Luckily this Very Easy Vogue 8819 just featured some dead-eyed illustrated women on the cover so I didn't have to interpret too much. It has sleeveless and full-length sleeve options, too, but I went with the half-sleeves so I could cross over seasons.


As you can see, the main design features are all these bias-cut pieces that intersect at various seams. As you can also see, it's an OCD print-matcher's basic nightmare. If you are obsessive about your stripes, perhaps you shouldn't attempt this pattern in a striped fabric. Maybe I cut slightly off but I sometimes found it impossible to match the stripes all the way down certain seams, so I just had to focus on making it symmetrical instead of perfectly continual. I ain't mad. It's easier to get away with jaggedness in thin and narrowly-spaced stripes than in thicker stripes.

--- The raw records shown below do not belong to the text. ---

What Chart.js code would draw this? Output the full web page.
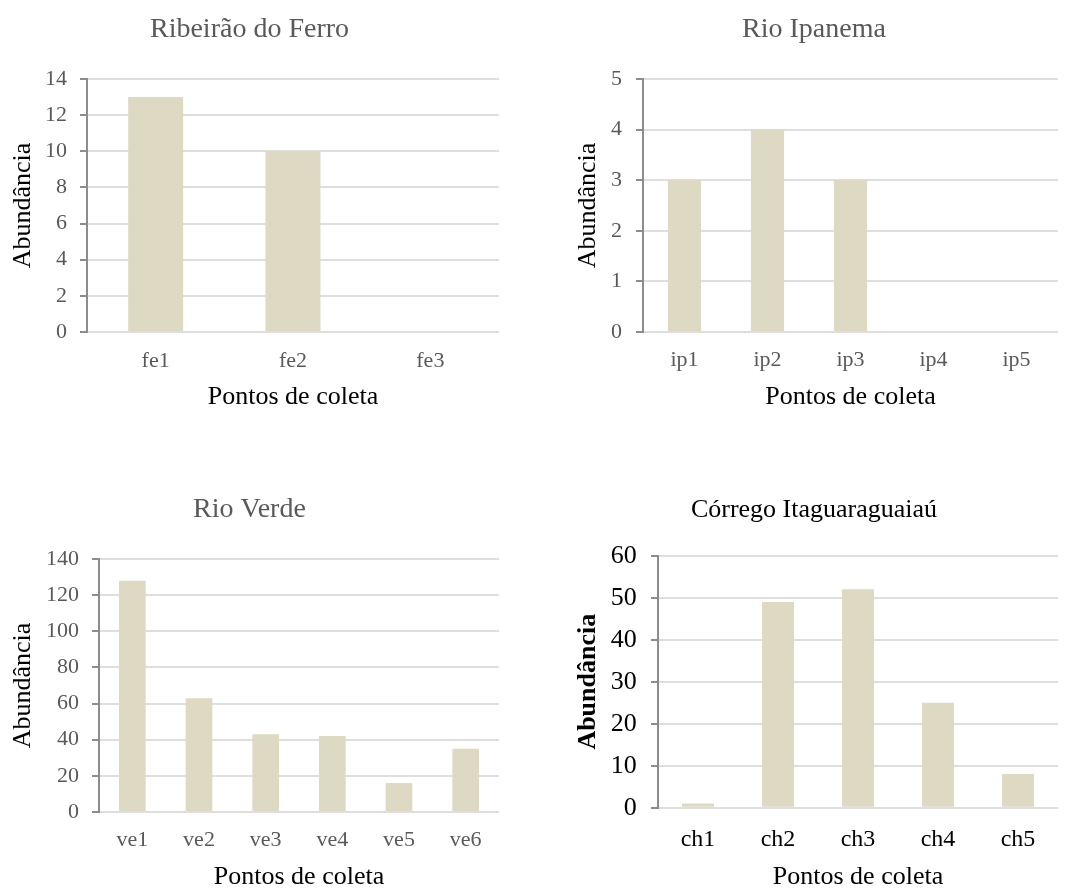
<!DOCTYPE html>
<html><head><meta charset="utf-8">
<script src="https://cdn.jsdelivr.net/npm/chart.js@4.4.1/dist/chart.umd.min.js"></script>
<style>
html,body{margin:0;padding:0;background:#fff;overflow:hidden;width:1069px;height:889px;position:relative;}
canvas{position:absolute;}
</style></head><body>
<canvas id="c1" width="500" height="430" style="left:0px;top:0px"></canvas>
<canvas id="c2" width="496" height="430" style="left:570px;top:0px"></canvas>
<canvas id="c3" width="500" height="440" style="left:0px;top:460px"></canvas>
<canvas id="c4" width="494" height="440" style="left:570px;top:460px"></canvas>
<script>
// ---- data ----
const feLabels = ['fe1', 'fe2', 'fe3'];
const feValues = [13, 10, 0];
const ipLabels = ['ip1', 'ip2', 'ip3', 'ip4', 'ip5'];
const ipValues = [3, 4, 3, 0, 0];
const veLabels = ['ve1', 've2', 've3', 've4', 've5', 've6'];
const veValues = [128, 63, 43, 42, 16, 35];
const chLabels = ['ch1', 'ch2', 'ch3', 'ch4', 'ch5'];
const chValues = [1, 49, 52, 25, 8];
const chartTitles = ['Ribeirão do Ferro', 'Rio Ipanema', 'Rio Verde', 'Córrego Itaguaraguaiaú'];
const yMaxes = [14, 5, 140, 60];
const ySteps = [2, 1, 20, 10];
const xAxisTitle = 'Pontos de coleta';
const yAxisTitle = 'Abundância';

const FONT = "'Liberation Serif', 'Times New Roman', serif";
const BAR = '#DDD9C3';
const GRID = '#DEDEDE';
const AXIS = '#8C8C8C';
const GRAYTXT = '#595959';

function build(id, labels, values, idx, s) {
  new Chart(document.getElementById(id), {
    type: 'bar',
    data: { labels: labels, datasets: [{ data: values, backgroundColor: BAR, borderWidth: 0, barPercentage: 0.4, categoryPercentage: 1 }] },
    options: {
      responsive: false, animation: false, devicePixelRatio: 1,
      layout: { padding: { left: 0, right: s.padRight, top: 0, bottom: 0 } },
      plugins: {
        legend: { display: false }, tooltip: { enabled: false },
        title: { display: true, text: chartTitles[idx], color: s.titleColor,
          font: { family: FONT, size: s.titleSize, weight: 'normal', lineHeight: 1.2 },
          padding: { top: s.titlePadTop, bottom: s.titlePadBottom } }
      },
      scales: {
        x: {
          grid: { display: false, drawTicks: false }, border: { display: false },
          ticks: { color: s.tickColor, font: { family: FONT, size: s.xTickSize }, padding: s.xTickPad, maxRotation: 0, autoSkip: false },
          title: { display: true, text: xAxisTitle, color: '#000', font: { family: FONT, size: 26, weight: 'normal', lineHeight: 1.2 }, padding: { top: 0, bottom: s.xTitlePad } },
          afterFit(sc) { sc.height = s.xHeight; }
        },
        y: {
          min: 0, max: yMaxes[idx],
          ticks: { stepSize: ySteps[idx], color: s.tickColor, font: { family: FONT, size: s.yTickSize }, padding: s.yTickPad },
          grid: { color: GRID, lineWidth: 2, tickColor: AXIS, tickWidth: 2, tickLength: 7, drawTicks: true },
          border: { display: true, color: AXIS, width: 2 },
          title: { display: true, text: yAxisTitle, color: '#000', font: { family: FONT, size: 26, weight: s.yTitleWeight, lineHeight: 1.2 }, padding: { top: s.yTitlePad, bottom: 0 } },
          afterFit(sc) { sc.width = s.yWidth; }
        }
      }
    }
  });
}

build('c1', feLabels, feValues, 0, { padRight: 1, titleColor: GRAYTXT, titleSize: 28, titlePadTop: 13.2, titlePadBottom: 32.2,
  tickColor: GRAYTXT, xTickSize: 22, yTickSize: 22, xTickPad: 15.8, xTitlePad: 17.4, xHeight: 98,
  yTickPad: 13, yTitlePad: 7.4, yWidth: 87, yTitleWeight: 'normal' });
build('c2', ipLabels, ipValues, 1, { padRight: 8, titleColor: GRAYTXT, titleSize: 28, titlePadTop: 13.2, titlePadBottom: 32.2,
  tickColor: GRAYTXT, xTickSize: 22, yTickSize: 22, xTickPad: 14.8, xTitlePad: 17.4, xHeight: 98,
  yTickPad: 14, yTitlePad: 2.4, yWidth: 73, yTitleWeight: 'normal' });
build('c3', veLabels, veValues, 2, { padRight: 1, titleColor: GRAYTXT, titleSize: 28, titlePadTop: 33.2, titlePadBottom: 32.2,
  tickColor: GRAYTXT, xTickSize: 22, yTickSize: 22, xTickPad: 14.8, xTitlePad: 7.7, xHeight: 88,
  yTickPad: 13, yTitlePad: 7.7, yWidth: 99, yTitleWeight: 'normal' });
build('c4', chLabels, chValues, 3, { padRight: 6, titleColor: '#000', titleSize: 26, titlePadTop: 34.4, titlePadBottom: 30.1,
  tickColor: '#000', xTickSize: 24, yTickSize: 26, xTickPad: 17.9, xTitlePad: 7.7, xHeight: 92.3,
  yTickPad: 14.3, yTitlePad: 2.7, yWidth: 88, yTitleWeight: 'bold' });
</script>
</body></html>
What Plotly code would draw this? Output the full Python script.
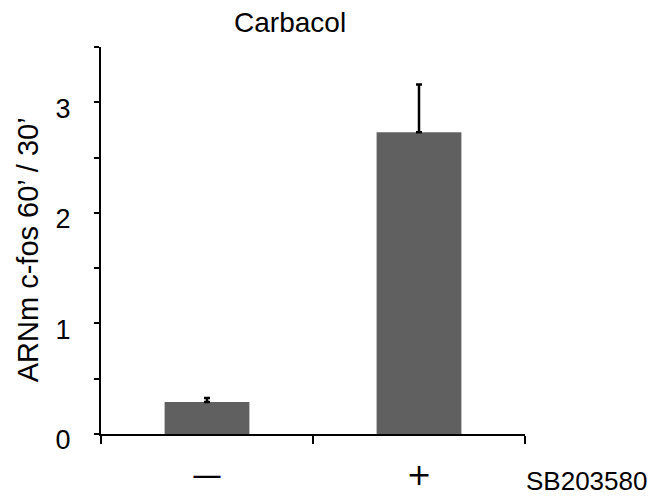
import plotly.graph_objects as go

# Treatment groups and measured ratios
groups = ["—", "+"]
ratio = [0.29, 2.73]
ratio_err = [0.035, 0.43]
x_pos = [0, 1]

fig = go.Figure()
fig.add_trace(go.Bar(
    x=x_pos,
    y=ratio,
    width=0.4,
    marker=dict(color="#606060", line=dict(width=0)),
    error_y=dict(type="data", array=ratio_err, symmetric=False,
                 arrayminus=[0, 0], color="black", thickness=2.5, width=3),
    showlegend=False,
))

fig.update_layout(
    width=650, height=500,
    margin=dict(l=101, r=125, t=47, b=66, autoexpand=False),
    paper_bgcolor="white", plot_bgcolor="white",
    font=dict(family="Liberation Sans, Arial, sans-serif", color="black"),
    title=dict(text="Carbacol", x=0.446, xref="paper", xanchor="center",
               y=0.956, yanchor="middle", font=dict(size=28)),
    xaxis=dict(
        range=[-0.5, 1.5], tickmode="array", tickvals=x_pos, ticktext=groups,
        ticks="", showline=True, linecolor="black", linewidth=2,
        showgrid=False, zeroline=False, automargin=False,
        tickfont=dict(size=30, family="DejaVu Sans"),
        ticklabelstandoff=13,
        minor=dict(tickmode="array", tickvals=[-0.5, 0.5, 1.5], ticks="outside",
                   ticklen=8, tickwidth=2, tickcolor="black", showgrid=False),
    ),
    yaxis=dict(
        range=[0, 3.5], tickmode="linear", tick0=0, dtick=1,
        ticks="outside", ticklen=5, tickwidth=2, tickcolor="black",
        showline=True, linecolor="black", linewidth=2,
        showgrid=False, zeroline=False, automargin=False,
        tickfont=dict(size=27), ticklabelstandoff=18, ticklabelshift=6,
        minor=dict(dtick=0.5, ticks="outside", ticklen=5, tickwidth=2,
                   tickcolor="black", showgrid=False),
    ),
    annotations=[
        dict(text="ARNm c-fos 60’ / 30’", textangle=-90,
             xref="paper", yref="paper", x=-0.172, y=0.475,
             xanchor="center", yanchor="middle", showarrow=False,
             font=dict(size=29)),
        dict(text="SB203580", xref="paper", yref="paper",
             x=0.998, y=-0.122, xanchor="left", yanchor="middle",
             showarrow=False, font=dict(size=26)),
    ],
)

fig.write_html("out.html")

The back center seam is the one where print-matching is entirely possible AND crucial, however. The pattern actually has you cut two pieces for the lower back that you're supposed to stitch together at the C.B., but I straightened out the flare and cut it on the fold to save myself even more stripe-matching agony. This just meant I had to sew a V to an inverted V, but for me it was worth the technique swap. 



I made a Medium, and you can tell it's a little big because the seams dip off my shoulders, and I'm often tempted to push the sleeves up. I like my cardigans to be a bit slouchy, though, especially when I wear them over short or more fitted dresses like this one. Makes the coverage feel more balanced or something.


Let's talk about the cardigan flare, though. I narrowed the A-line of the bottom back pieces by about five inches overall. I like 'em slouchy but I don't like 'em boxy. I also didn't want it to look like I had an Oreo-themed curtain draped over my booty:


So that's that. A cardigan, just in time for the drippiest 103-degree death heat of summer. I'm just that kind of seamster. I make short-sleeve floral tops in January and elbow-length cardigans in July. 

Oh and don't think I forgot about our little agreement from my last post. I never break a blog promise, so here you go. I went with this McCalls model because our dresses were the same color:


You guys, this pose was surprisingly difficult to master. I almost popped my hip out of socket. Your feet are pointed completely sideways, in line, but your torso and head have to face directly forward, and you have to be able to touch your knee while your body is upright and not slouched forward at all. Not to mention the Tyra eye smoulder. That's BUSINESS. Who knew pattern modeling would take such quad strength? 

Keep it up, McCalls. Those girls got talent.

So who shares my cardigan obsession, even in summer? Or maybe I should ask who isn't a fan of cardigans, so I can squint at you (Tyra-style) through my computer screen and say, "...f'real?"